#### Challenge:
Return all of the data exactly, with nothing left out but the pictures.

--

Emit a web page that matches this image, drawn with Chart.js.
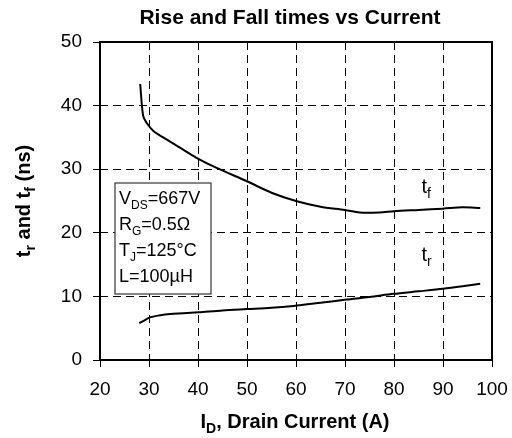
<!DOCTYPE html>
<html>
<head>
<meta charset="utf-8">
<script src="https://cdn.jsdelivr.net/npm/chart.js@4"></script>
<style>
  html, body { margin: 0; padding: 0; background: #fff; }
  #wrap { width: 512px; height: 438px; }
</style>
</head>
<body>
<div id="wrap"><canvas id="riseFall" width="512" height="438"></canvas></div>
<script>
// drain current (A) and times (ns)
const tfCurrent = [28.2, 28.8, 29.5, 30.9, 32.9, 36.3, 39.7, 43.8, 50, 55, 60, 65, 70, 73, 77, 80, 85, 90, 94, 97.6];
const tfTime    = [43.4, 38.4, 37.3, 36, 35, 33.4, 31.8, 30.2, 28.1, 26.3, 25, 24.1, 23.6, 23.2, 23.2, 23.4, 23.6, 23.8, 24, 23.9];
const trCurrent = [28, 29, 30.2, 32, 34.3, 37, 40.1, 45, 49.9, 55, 59.5, 65, 70.3, 75, 79.9, 85, 90, 94, 97.6];
const trTime    = [5.8, 6.2, 6.7, 7.0, 7.25, 7.35, 7.5, 7.8, 8.0, 8.2, 8.5, 9.0, 9.5, 9.9, 10.4, 10.8, 11.2, 11.6, 12.0];
const xTicks = [20, 30, 40, 50, 60, 70, 80, 90, 100];
const yTicks = [0, 10, 20, 30, 40, 50];
const noteLines = [
  [['V', ''], ['DS', 'sub'], ['=667V', '']],
  [['R', ''], ['G', 'sub'], ['=0.5Ω', '']],
  [['T', ''], ['J', 'sub'], ['=125°C', '']],
  [['L=100µH', '']]
];

const FONT = '"Liberation Sans", Arial, sans-serif';

function toPoints(xs, ys) {
  return xs.map((x, i) => ({ x: x, y: ys[i] }));
}

// draw text made of pieces, some subscripted
function drawRich(ctx, parts, x, y, size, bold, align) {
  const w = bold ? 'bold ' : '';
  const subSize = Math.round(size * 0.68);
  let total = 0;
  parts.forEach(p => {
    ctx.font = w + (p[1] ? subSize : size) + 'px ' + FONT;
    total += ctx.measureText(p[0]).width;
  });
  let cx = align === 'center' ? x - total / 2 : x;
  ctx.textAlign = 'left';
  ctx.textBaseline = 'alphabetic';
  parts.forEach(p => {
    ctx.font = w + (p[1] ? subSize : size) + 'px ' + FONT;
    ctx.fillText(p[0], cx, p[1] ? y + size * 0.25 : y);
    cx += ctx.measureText(p[0]).width;
  });
}

const extras = {
  id: 'extras',
  afterDraw(chart) {
    const ctx = chart.ctx;
    const a = chart.chartArea;
    const xs = chart.scales.x, ys = chart.scales.y;
    ctx.save();
    ctx.fillStyle = '#000';
    ctx.strokeStyle = '#000';

    // frame
    ctx.lineWidth = 2;
    ctx.strokeRect(a.left, a.top, a.right - a.left, a.bottom - a.top);

    // title
    drawRich(ctx, [['Rise and Fall times vs Current', '']], 290, 24, 21, true, 'center');

    // x title
    drawRich(ctx, [['I', ''], ['D', 'sub'], [', Drain Current (A)', '']], 295, 428, 20, true, 'center');

    // y title
    ctx.save();
    ctx.translate(30, (a.top + a.bottom) / 2);
    ctx.rotate(-Math.PI / 2);
    drawRich(ctx, [['t', ''], ['r', 'sub'], [' and t', ''], ['f', 'sub'], [' (ns)', '']], 0, 0, 20, true, 'center');
    ctx.restore();

    // condition box
    ctx.lineWidth = 1.3;
    ctx.strokeStyle = '#444';
    ctx.fillStyle = '#fff';
    ctx.fillRect(115, 183, 96, 111);
    ctx.strokeRect(115, 183, 96, 111);
    ctx.fillStyle = '#000';
    noteLines.forEach((line, i) => {
      drawRich(ctx, line, 119, 204 + i * 26, 18, false, 'left');
    });

    // curve labels
    drawRich(ctx, [['t', ''], ['f', 'sub']], xs.getPixelForValue(85.6), ys.getPixelForValue(26.3), 20, false, 'left');
    drawRich(ctx, [['t', ''], ['r', 'sub']], xs.getPixelForValue(85.6), ys.getPixelForValue(15.5), 20, false, 'left');
    ctx.restore();
  }
};

const lineOpts = { borderColor: '#000', borderWidth: 2, pointRadius: 0, tension: 0.3, fill: false };

new Chart(document.getElementById('riseFall'), {
  type: 'scatter',
  data: {
    datasets: [
      Object.assign({ label: 'tf', data: toPoints(tfCurrent, tfTime), showLine: true }, lineOpts),
      Object.assign({ label: 'tr', data: toPoints(trCurrent, trTime), showLine: true }, lineOpts)
    ]
  },
  options: {
    responsive: false,
    animation: false,
    devicePixelRatio: 1,
    layout: { padding: { left: 0, right: 20, top: 42, bottom: 0 } },
    plugins: { legend: { display: false }, tooltip: { enabled: false } },
    scales: {
      x: {
        type: 'linear', min: 20, max: 100,
        afterBuildTicks: s => { s.ticks = xTicks.map(v => ({ value: v })); },
        afterFit: s => { s.height = 78; s.paddingLeft = 0; s.paddingRight = 0; },
        grid: { color: '#000', lineWidth: 1, tickLength: 7, tickColor: '#000', tickBorderDash: [] },
        border: { display: false, dash: [8, 5] },
        ticks: { color: '#000', font: { family: FONT, size: 19 }, padding: 11, maxRotation: 0 }
      },
      y: {
        min: 0, max: 50,
        afterBuildTicks: s => { s.ticks = yTicks.map(v => ({ value: v })); },
        afterFit: s => { s.width = 100; s.paddingTop = 0; s.paddingBottom = 0; },
        grid: { color: '#000', lineWidth: 1, tickLength: 7, tickColor: '#000', tickBorderDash: [] },
        border: { display: false, dash: [8, 5] },
        ticks: { color: '#000', font: { family: FONT, size: 19 }, padding: 11 }
      }
    }
  },
  plugins: [extras]
});
</script>
</body>
</html>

--

#### Problem solution:
Emit a web page that matches this image, drawn with Chart.js.
<!DOCTYPE html>
<html>
<head>
<meta charset="utf-8">
<script src="https://cdn.jsdelivr.net/npm/chart.js@4"></script>
<style>
  html, body { margin: 0; padding: 0; background: #fff; }
  #wrap { width: 512px; height: 438px; }
</style>
</head>
<body>
<div id="wrap"><canvas id="riseFall" width="512" height="438"></canvas></div>
<script>
// drain current (A) and times (ns)
const tfCurrent = [28.2, 28.8, 29.5, 30.9, 32.9, 36.3, 39.7, 43.8, 50, 55, 60, 65, 70, 73, 77, 80, 85, 90, 94, 97.6];
const tfTime    = [43.4, 38.4, 37.3, 36, 35, 33.4, 31.8, 30.2, 28.1, 26.3, 25, 24.1, 23.6, 23.2, 23.2, 23.4, 23.6, 23.8, 24, 23.9];
const trCurrent = [28, 29, 30.2, 32, 34.3, 37, 40.1, 45, 49.9, 55, 59.5, 65, 70.3, 75, 79.9, 85, 90, 94, 97.6];
const trTime    = [5.8, 6.2, 6.7, 7.0, 7.25, 7.35, 7.5, 7.8, 8.0, 8.2, 8.5, 9.0, 9.5, 9.9, 10.4, 10.8, 11.2, 11.6, 12.0];
const xTicks = [20, 30, 40, 50, 60, 70, 80, 90, 100];
const yTicks = [0, 10, 20, 30, 40, 50];
const noteLines = [
  [['V', ''], ['DS', 'sub'], ['=667V', '']],
  [['R', ''], ['G', 'sub'], ['=0.5Ω', '']],
  [['T', ''], ['J', 'sub'], ['=125°C', '']],
  [['L=100µH', '']]
];

const FONT = '"Liberation Sans", Arial, sans-serif';

function toPoints(xs, ys) {
  return xs.map((x, i) => ({ x: x, y: ys[i] }));
}

// draw text made of pieces, some subscripted
function drawRich(ctx, parts, x, y, size, bold, align) {
  const w = bold ? 'bold ' : '';
  const subSize = Math.round(size * 0.68);
  let total = 0;
  parts.forEach(p => {
    ctx.font = w + (p[1] ? subSize : size) + 'px ' + FONT;
    total += ctx.measureText(p[0]).width;
  });
  let cx = align === 'center' ? x - total / 2 : x;
  ctx.textAlign = 'left';
  ctx.textBaseline = 'alphabetic';
  parts.forEach(p => {
    ctx.font = w + (p[1] ? subSize : size) + 'px ' + FONT;
    ctx.fillText(p[0], cx, p[1] ? y + size * 0.25 : y);
    cx += ctx.measureText(p[0]).width;
  });
}

const extras = {
  id: 'extras',
  afterDraw(chart) {
    const ctx = chart.ctx;
    const a = chart.chartArea;
    const xs = chart.scales.x, ys = chart.scales.y;
    ctx.save();
    ctx.fillStyle = '#000';
    ctx.strokeStyle = '#000';

    // frame
    ctx.lineWidth = 2;
    ctx.strokeRect(a.left, a.top, a.right - a.left, a.bottom - a.top);

    // title
    drawRich(ctx, [['Rise and Fall times vs Current', '']], 290, 24, 21, true, 'center');

    // x title
    drawRich(ctx, [['I', ''], ['D', 'sub'], [', Drain Current (A)', '']], 295, 428, 20, true, 'center');

    // y title
    ctx.save();
    ctx.translate(30, (a.top + a.bottom) / 2);
    ctx.rotate(-Math.PI / 2);
    drawRich(ctx, [['t', ''], ['r', 'sub'], [' and t', ''], ['f', 'sub'], [' (ns)', '']], 0, 0, 20, true, 'center');
    ctx.restore();

    // condition box
    ctx.lineWidth = 1.3;
    ctx.strokeStyle = '#444';
    ctx.fillStyle = '#fff';
    ctx.fillRect(115, 183, 96, 111);
    ctx.strokeRect(115, 183, 96, 111);
    ctx.fillStyle = '#000';
    noteLines.forEach((line, i) => {
      drawRich(ctx, line, 119, 204 + i * 26, 18, false, 'left');
    });

    // curve labels
    drawRich(ctx, [['t', ''], ['f', 'sub']], xs.getPixelForValue(85.6), ys.getPixelForValue(26.3), 20, false, 'left');
    drawRich(ctx, [['t', ''], ['r', 'sub']], xs.getPixelForValue(85.6), ys.getPixelForValue(15.5), 20, false, 'left');
    ctx.restore();
  }
};

const lineOpts = { borderColor: '#000', borderWidth: 2, pointRadius: 0, tension: 0.3, fill: false };

new Chart(document.getElementById('riseFall'), {
  type: 'scatter',
  data: {
    datasets: [
      Object.assign({ label: 'tf', data: toPoints(tfCurrent, tfTime), showLine: true }, lineOpts),
      Object.assign({ label: 'tr', data: toPoints(trCurrent, trTime), showLine: true }, lineOpts)
    ]
  },
  options: {
    responsive: false,
    animation: false,
    devicePixelRatio: 1,
    layout: { padding: { left: 0, right: 20, top: 42, bottom: 0 } },
    plugins: { legend: { display: false }, tooltip: { enabled: false } },
    scales: {
      x: {
        type: 'linear', min: 20, max: 100,
        afterBuildTicks: s => { s.ticks = xTicks.map(v => ({ value: v })); },
        afterFit: s => { s.height = 78; s.paddingLeft = 0; s.paddingRight = 0; },
        grid: { color: '#000', lineWidth: 1, tickLength: 7, tickColor: '#000', tickBorderDash: [] },
        border: { display: false, dash: [8, 5] },
        ticks: { color: '#000', font: { family: FONT, size: 19 }, padding: 11, maxRotation: 0 }
      },
      y: {
        min: 0, max: 50,
        afterBuildTicks: s => { s.ticks = yTicks.map(v => ({ value: v })); },
        afterFit: s => { s.width = 100; s.paddingTop = 0; s.paddingBottom = 0; },
        grid: { color: '#000', lineWidth: 1, tickLength: 7, tickColor: '#000', tickBorderDash: [] },
        border: { display: false, dash: [8, 5] },
        ticks: { color: '#000', font: { family: FONT, size: 19 }, padding: 11 }
      }
    }
  },
  plugins: [extras]
});
</script>
</body>
</html>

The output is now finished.